STATED TASK.
Would you retype, exactly and without the pictures, the lines between the line holding "Clone this chart in Plotly." and the line holding "import plotly.graph_objects as go", inclusive, and nothing else?

DATASET EXCERPTS.
========================
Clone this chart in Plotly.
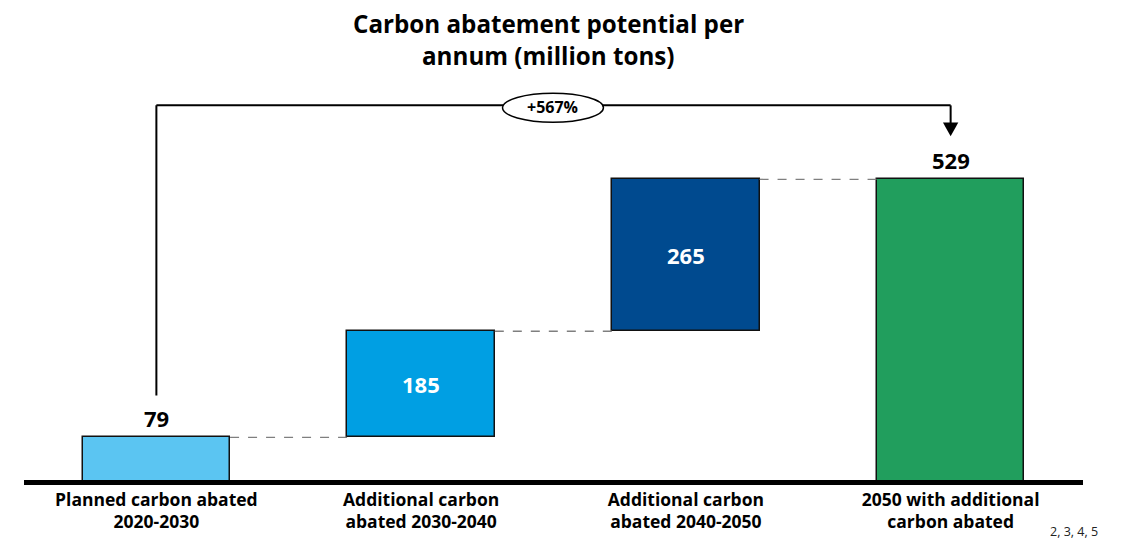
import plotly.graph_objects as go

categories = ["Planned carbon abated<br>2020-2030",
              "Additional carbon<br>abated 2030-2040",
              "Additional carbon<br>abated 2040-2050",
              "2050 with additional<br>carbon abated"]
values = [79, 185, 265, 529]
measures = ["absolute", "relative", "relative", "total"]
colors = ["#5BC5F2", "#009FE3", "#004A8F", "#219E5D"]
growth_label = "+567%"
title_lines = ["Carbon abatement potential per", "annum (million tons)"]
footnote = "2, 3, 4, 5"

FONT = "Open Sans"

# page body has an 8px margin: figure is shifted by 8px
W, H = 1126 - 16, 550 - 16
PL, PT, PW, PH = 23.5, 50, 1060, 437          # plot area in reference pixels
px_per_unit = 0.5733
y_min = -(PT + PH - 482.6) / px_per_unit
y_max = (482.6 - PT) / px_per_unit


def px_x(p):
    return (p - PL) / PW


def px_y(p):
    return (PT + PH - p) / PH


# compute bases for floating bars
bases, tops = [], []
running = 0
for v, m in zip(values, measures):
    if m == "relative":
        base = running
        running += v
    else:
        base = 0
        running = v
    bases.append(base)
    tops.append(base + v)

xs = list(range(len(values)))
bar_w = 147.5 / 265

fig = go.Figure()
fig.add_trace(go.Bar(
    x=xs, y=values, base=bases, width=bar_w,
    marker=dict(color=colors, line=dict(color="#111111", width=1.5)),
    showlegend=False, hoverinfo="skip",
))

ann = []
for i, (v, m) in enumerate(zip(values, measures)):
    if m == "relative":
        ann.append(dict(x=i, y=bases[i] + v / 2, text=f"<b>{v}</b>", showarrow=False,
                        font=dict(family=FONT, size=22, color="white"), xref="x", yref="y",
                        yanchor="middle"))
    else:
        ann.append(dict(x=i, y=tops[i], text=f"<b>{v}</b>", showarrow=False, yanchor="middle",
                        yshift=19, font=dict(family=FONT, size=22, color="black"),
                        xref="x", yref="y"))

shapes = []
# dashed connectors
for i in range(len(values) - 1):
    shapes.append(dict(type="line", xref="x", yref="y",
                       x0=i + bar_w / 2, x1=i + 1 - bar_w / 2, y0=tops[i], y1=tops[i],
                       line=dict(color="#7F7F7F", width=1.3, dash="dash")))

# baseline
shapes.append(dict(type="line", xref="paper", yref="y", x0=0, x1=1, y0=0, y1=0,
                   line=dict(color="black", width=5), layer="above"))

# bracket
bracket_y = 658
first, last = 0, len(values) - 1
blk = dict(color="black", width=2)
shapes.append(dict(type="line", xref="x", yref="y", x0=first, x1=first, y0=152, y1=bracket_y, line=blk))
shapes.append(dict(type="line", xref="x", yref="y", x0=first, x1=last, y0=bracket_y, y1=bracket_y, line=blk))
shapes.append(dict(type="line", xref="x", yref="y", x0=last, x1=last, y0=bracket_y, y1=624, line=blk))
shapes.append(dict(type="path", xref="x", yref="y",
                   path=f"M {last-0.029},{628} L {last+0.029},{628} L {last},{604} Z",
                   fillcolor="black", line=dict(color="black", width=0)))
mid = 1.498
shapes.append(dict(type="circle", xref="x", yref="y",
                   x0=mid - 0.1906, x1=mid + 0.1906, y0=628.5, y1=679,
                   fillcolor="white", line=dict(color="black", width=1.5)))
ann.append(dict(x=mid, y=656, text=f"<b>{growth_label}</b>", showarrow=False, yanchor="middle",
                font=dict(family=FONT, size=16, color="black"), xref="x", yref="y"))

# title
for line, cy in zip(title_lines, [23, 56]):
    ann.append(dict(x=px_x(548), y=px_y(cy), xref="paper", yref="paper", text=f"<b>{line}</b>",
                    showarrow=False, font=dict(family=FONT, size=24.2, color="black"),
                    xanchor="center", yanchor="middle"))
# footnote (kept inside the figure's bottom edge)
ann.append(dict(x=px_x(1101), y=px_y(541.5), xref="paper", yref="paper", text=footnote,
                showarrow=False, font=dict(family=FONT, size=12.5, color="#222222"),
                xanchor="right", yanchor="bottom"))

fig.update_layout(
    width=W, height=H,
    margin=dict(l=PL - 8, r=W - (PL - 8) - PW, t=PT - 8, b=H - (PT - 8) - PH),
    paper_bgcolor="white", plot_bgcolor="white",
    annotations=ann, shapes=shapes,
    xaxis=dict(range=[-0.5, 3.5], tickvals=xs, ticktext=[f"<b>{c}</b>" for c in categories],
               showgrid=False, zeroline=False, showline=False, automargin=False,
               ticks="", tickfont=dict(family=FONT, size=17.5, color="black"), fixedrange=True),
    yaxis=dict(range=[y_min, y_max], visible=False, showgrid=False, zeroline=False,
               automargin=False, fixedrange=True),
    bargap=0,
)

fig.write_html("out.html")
========================
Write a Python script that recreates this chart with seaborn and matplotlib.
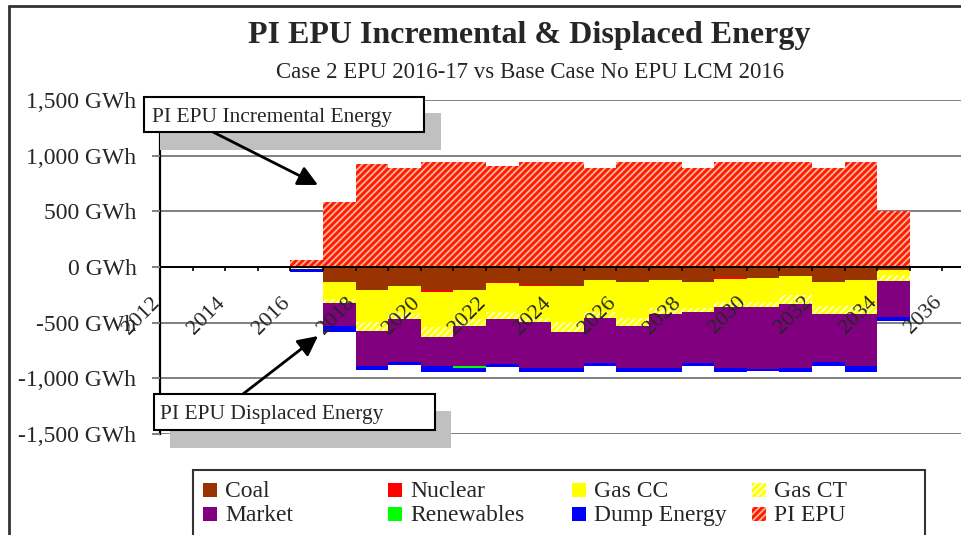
========================
EXERCISE RESPONSE.
Clone this chart in Plotly.
import plotly.graph_objects as go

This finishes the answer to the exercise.